(Task to complete)
Copy each line where the word "chart" occurs.

(Data provided)
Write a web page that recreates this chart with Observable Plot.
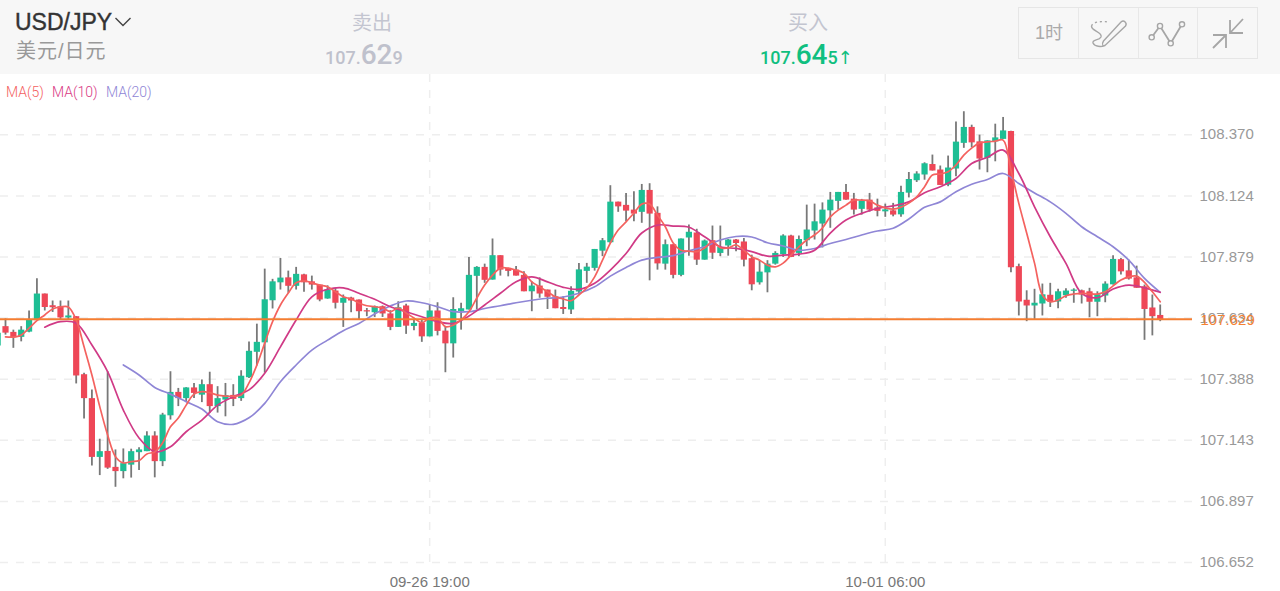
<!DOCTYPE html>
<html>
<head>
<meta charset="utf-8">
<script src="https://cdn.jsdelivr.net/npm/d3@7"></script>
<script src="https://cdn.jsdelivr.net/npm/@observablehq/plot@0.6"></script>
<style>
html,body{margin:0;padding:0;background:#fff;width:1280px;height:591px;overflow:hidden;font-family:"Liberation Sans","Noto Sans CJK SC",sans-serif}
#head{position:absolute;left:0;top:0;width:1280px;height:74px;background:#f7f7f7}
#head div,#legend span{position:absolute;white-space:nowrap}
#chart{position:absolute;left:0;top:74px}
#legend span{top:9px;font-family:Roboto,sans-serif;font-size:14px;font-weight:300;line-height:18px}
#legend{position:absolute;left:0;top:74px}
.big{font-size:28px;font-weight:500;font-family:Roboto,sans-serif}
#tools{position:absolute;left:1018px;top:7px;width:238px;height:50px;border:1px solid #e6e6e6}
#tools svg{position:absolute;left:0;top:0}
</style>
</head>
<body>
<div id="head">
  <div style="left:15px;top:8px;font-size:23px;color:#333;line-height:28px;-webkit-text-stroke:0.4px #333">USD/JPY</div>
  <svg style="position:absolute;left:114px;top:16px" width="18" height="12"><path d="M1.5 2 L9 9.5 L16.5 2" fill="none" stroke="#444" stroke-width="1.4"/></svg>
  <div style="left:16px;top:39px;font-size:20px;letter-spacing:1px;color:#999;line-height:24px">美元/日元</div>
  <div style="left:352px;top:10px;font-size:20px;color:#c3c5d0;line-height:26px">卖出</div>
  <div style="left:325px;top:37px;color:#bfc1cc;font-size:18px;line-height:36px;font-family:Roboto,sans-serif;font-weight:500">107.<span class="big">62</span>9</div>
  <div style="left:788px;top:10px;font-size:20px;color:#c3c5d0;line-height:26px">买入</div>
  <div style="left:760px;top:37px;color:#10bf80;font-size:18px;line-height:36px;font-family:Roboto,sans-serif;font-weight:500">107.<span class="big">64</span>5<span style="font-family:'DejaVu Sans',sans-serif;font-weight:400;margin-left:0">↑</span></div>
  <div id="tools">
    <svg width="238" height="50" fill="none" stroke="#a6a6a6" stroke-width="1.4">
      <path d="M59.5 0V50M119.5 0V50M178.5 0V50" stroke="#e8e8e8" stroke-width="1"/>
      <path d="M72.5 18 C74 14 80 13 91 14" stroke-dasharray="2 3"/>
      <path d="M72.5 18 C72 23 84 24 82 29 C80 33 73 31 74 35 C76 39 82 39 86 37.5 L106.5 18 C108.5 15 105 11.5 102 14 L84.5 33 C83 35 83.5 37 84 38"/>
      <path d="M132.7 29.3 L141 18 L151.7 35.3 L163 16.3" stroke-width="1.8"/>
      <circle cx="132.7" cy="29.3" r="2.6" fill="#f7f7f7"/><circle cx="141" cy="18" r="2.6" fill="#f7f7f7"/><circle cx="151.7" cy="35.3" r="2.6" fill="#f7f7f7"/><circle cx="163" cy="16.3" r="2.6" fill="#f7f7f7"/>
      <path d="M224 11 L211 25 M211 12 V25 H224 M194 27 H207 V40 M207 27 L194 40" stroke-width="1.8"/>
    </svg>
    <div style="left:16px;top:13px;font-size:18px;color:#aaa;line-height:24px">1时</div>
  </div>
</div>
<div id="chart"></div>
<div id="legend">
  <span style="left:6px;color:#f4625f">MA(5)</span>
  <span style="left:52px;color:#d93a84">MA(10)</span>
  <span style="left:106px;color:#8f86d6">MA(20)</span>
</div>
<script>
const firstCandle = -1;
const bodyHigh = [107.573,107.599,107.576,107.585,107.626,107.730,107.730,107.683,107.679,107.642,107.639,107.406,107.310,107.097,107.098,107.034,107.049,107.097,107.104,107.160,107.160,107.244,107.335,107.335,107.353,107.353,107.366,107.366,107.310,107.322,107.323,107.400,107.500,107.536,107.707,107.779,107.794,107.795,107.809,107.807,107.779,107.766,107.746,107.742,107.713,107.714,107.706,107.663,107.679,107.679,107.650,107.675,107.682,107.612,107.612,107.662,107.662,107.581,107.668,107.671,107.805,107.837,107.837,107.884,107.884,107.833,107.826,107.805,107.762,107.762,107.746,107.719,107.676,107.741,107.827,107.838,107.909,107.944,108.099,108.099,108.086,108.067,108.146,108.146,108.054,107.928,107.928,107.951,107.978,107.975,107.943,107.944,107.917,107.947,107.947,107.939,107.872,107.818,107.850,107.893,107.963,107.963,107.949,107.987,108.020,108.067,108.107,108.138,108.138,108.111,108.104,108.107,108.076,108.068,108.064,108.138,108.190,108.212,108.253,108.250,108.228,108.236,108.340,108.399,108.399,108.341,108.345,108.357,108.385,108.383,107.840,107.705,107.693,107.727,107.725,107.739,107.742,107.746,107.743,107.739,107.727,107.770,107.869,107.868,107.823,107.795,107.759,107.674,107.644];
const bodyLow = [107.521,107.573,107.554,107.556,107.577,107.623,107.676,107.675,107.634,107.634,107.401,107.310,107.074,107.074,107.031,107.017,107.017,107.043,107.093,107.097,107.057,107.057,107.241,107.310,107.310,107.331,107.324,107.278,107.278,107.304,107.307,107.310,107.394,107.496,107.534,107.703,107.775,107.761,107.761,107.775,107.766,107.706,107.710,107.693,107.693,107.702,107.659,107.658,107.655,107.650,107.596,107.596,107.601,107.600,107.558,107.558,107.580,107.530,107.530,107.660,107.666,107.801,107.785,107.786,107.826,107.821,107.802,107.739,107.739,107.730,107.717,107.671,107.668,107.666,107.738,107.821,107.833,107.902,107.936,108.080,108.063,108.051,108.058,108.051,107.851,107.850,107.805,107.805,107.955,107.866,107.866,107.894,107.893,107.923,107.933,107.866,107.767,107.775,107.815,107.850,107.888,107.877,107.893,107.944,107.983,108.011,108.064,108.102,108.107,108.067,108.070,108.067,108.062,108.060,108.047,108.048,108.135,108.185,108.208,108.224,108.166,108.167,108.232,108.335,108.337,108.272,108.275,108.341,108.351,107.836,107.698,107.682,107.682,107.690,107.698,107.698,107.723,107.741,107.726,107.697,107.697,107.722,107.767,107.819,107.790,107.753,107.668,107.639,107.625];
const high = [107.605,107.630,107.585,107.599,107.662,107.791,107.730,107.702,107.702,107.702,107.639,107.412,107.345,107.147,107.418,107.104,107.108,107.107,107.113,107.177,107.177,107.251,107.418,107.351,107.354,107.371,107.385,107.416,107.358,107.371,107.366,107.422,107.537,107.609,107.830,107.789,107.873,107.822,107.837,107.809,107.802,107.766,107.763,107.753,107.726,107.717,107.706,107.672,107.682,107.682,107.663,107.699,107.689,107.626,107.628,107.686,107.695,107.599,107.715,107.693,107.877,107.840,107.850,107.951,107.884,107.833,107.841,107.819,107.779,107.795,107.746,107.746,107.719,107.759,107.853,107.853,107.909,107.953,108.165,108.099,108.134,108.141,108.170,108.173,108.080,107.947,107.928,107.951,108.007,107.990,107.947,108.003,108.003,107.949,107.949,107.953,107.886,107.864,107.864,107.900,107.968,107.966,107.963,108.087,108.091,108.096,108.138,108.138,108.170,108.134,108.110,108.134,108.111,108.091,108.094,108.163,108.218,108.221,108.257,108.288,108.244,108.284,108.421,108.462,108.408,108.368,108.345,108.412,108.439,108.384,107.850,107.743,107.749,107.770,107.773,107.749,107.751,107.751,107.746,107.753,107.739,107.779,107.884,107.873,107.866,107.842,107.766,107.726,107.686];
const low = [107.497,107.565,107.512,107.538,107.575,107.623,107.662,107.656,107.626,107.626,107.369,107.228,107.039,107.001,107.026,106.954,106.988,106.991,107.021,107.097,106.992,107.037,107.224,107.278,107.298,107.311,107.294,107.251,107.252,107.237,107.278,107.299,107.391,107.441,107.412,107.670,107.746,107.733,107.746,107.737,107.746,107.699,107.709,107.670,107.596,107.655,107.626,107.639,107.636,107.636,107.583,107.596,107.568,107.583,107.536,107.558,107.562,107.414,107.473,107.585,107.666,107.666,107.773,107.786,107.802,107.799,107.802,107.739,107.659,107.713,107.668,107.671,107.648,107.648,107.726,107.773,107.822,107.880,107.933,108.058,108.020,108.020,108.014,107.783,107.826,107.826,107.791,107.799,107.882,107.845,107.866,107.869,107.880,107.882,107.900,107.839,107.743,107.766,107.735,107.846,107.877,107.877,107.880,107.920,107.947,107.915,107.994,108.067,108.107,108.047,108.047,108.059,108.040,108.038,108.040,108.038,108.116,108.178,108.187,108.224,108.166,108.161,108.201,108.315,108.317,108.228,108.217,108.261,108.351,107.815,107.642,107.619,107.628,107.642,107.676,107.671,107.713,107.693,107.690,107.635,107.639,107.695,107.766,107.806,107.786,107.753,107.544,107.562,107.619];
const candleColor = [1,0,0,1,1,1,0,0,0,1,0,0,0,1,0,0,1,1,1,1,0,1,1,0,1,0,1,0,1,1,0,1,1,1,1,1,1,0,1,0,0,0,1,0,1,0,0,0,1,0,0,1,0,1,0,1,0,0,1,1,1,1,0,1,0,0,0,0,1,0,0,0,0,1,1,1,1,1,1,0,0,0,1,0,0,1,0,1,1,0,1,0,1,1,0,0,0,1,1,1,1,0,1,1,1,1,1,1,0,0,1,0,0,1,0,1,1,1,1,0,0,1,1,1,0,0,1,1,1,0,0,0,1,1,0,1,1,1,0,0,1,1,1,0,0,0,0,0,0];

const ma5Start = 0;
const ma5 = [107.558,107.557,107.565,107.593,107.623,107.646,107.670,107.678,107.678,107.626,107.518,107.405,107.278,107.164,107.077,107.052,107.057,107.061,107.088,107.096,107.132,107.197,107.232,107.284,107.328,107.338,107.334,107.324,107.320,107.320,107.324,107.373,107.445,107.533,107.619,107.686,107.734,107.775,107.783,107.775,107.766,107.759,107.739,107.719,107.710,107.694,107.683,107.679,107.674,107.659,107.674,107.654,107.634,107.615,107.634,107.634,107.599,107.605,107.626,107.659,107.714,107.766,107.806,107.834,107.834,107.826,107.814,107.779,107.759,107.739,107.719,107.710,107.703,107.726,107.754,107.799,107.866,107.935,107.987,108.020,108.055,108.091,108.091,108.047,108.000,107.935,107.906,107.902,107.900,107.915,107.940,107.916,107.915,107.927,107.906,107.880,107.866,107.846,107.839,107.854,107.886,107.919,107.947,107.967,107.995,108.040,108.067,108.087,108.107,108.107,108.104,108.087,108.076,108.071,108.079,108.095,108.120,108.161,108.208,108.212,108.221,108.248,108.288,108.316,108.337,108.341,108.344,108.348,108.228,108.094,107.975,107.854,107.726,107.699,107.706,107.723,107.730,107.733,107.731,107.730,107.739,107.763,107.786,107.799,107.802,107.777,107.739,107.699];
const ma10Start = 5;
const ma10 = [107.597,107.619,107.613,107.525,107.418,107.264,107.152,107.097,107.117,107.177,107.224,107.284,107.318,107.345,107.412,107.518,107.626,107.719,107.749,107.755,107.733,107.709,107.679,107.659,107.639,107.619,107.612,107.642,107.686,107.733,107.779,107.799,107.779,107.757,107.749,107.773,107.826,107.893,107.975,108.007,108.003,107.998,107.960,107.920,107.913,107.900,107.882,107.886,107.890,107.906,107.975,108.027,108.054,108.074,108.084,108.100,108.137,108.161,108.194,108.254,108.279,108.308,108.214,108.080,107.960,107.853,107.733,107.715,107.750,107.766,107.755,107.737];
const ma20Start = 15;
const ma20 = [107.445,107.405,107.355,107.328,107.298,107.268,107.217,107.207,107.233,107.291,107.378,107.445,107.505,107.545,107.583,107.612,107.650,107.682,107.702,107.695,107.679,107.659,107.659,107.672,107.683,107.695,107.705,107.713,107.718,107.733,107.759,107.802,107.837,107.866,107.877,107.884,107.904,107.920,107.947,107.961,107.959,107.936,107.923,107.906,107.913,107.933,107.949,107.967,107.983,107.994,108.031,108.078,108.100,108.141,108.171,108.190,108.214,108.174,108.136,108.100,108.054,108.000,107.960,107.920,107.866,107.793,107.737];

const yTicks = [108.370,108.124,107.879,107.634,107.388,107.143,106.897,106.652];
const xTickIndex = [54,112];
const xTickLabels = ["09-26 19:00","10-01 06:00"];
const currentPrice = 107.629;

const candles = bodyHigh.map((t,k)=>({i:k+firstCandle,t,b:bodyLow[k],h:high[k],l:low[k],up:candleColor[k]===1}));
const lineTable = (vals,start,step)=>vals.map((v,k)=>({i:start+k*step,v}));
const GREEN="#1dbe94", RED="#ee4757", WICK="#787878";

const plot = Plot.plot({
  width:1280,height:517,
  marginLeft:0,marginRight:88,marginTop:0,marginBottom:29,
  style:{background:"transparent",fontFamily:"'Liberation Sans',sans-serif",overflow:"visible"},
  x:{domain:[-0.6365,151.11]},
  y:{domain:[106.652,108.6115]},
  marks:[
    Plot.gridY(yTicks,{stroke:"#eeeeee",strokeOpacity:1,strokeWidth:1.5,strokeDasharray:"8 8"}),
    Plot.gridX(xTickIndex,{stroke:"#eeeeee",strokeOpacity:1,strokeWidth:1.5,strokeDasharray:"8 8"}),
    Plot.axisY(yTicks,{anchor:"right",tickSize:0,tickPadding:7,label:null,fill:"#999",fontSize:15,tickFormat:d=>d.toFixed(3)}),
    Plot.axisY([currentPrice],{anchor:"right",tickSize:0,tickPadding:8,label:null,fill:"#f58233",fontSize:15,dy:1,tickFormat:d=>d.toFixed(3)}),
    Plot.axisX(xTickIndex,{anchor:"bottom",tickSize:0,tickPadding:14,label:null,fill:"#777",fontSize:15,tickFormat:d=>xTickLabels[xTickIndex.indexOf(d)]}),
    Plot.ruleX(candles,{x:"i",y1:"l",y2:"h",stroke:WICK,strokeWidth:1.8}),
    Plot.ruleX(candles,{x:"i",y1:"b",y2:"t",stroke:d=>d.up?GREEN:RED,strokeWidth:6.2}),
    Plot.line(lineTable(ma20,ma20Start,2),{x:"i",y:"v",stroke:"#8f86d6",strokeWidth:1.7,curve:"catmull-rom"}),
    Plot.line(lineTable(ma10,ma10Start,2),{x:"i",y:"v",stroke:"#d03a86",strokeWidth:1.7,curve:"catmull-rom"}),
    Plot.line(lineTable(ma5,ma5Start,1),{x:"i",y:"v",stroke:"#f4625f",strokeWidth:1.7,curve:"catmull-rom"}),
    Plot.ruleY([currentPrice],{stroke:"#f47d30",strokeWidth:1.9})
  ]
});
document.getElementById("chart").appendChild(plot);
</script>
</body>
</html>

(Final result)
Write a web page that recreates this chart with Observable Plot.
#chart{position:absolute;left:0;top:74px}
<div id="chart"></div>
document.getElementById("chart").appendChild(plot);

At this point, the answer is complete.